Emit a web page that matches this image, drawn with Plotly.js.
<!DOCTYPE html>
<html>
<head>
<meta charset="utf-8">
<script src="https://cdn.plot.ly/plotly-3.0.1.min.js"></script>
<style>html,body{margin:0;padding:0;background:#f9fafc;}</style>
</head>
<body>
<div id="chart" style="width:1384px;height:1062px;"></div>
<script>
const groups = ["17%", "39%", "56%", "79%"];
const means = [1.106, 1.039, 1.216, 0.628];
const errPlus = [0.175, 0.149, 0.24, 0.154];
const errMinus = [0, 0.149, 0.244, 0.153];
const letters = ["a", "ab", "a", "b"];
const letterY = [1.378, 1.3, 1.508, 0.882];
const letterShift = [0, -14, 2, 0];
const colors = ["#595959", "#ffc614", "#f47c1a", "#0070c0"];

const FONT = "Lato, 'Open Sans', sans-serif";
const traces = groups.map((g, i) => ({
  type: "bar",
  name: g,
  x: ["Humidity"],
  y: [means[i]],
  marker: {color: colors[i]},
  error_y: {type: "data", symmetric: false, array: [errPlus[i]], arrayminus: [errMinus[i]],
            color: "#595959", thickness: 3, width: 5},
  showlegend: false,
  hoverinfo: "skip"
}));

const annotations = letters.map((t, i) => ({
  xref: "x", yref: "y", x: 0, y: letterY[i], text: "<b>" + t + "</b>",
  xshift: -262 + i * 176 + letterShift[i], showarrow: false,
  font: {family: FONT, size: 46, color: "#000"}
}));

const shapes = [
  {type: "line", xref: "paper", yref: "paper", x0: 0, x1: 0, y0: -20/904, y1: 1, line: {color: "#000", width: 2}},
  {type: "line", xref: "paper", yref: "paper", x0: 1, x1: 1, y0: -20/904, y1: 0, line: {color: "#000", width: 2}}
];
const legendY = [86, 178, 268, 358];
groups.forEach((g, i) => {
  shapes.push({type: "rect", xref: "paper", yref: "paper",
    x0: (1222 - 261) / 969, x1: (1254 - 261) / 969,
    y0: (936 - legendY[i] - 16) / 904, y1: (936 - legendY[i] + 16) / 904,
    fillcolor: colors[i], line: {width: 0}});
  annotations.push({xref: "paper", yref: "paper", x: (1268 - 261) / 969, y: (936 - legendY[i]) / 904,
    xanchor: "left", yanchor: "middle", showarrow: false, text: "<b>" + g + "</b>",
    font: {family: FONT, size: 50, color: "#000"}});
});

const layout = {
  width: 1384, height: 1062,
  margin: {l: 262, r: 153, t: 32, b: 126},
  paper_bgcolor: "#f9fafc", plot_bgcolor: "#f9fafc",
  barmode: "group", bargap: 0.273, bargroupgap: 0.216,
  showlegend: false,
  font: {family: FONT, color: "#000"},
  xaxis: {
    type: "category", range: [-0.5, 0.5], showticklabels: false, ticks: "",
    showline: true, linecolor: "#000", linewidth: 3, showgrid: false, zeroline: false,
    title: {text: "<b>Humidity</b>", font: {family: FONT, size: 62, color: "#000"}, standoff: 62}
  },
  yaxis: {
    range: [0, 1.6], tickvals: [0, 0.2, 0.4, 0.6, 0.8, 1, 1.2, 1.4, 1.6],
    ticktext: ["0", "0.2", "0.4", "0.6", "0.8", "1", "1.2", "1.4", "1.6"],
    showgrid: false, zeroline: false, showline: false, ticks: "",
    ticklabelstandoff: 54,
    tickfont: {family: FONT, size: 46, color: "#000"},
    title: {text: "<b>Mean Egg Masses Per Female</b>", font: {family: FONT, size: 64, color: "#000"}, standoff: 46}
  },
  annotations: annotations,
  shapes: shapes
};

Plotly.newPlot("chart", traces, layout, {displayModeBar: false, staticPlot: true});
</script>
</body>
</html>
======
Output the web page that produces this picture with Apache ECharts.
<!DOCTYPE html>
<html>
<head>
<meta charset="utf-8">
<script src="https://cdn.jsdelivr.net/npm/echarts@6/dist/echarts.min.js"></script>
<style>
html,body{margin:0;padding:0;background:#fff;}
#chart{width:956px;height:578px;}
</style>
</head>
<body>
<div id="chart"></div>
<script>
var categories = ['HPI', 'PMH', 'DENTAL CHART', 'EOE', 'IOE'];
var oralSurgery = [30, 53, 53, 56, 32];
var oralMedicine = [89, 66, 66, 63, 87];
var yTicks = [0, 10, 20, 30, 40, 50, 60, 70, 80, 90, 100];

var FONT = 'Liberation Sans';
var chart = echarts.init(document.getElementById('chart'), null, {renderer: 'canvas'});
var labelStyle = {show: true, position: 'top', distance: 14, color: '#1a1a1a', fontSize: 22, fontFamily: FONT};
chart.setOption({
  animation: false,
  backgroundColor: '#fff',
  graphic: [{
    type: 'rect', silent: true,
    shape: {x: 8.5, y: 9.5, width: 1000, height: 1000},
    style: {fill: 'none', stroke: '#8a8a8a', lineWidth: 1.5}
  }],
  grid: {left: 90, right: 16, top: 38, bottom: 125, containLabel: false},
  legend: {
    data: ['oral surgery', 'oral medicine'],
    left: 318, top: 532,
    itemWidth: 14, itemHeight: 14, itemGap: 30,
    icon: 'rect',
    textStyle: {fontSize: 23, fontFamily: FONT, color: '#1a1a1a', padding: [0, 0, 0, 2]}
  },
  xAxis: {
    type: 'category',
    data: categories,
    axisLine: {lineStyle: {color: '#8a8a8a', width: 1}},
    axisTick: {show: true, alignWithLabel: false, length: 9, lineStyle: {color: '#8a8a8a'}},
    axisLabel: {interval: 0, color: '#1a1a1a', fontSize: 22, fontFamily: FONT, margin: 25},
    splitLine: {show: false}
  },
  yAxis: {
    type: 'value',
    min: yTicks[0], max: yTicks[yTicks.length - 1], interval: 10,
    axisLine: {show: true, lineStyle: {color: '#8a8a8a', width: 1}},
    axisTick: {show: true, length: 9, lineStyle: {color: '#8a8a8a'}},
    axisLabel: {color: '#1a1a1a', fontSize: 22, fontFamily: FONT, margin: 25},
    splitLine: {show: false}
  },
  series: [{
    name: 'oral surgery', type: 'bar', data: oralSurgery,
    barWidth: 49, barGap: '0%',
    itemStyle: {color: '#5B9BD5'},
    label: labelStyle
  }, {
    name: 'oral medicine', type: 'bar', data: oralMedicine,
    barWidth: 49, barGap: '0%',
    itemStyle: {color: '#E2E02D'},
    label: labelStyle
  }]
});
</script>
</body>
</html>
======
PROMPT
Gather up every line from the listing above in which the word "page" occurs.

TASK SOLUTION
Emit a web page that matches this image, drawn with Plotly.js.
Output the web page that produces this picture with Apache ECharts.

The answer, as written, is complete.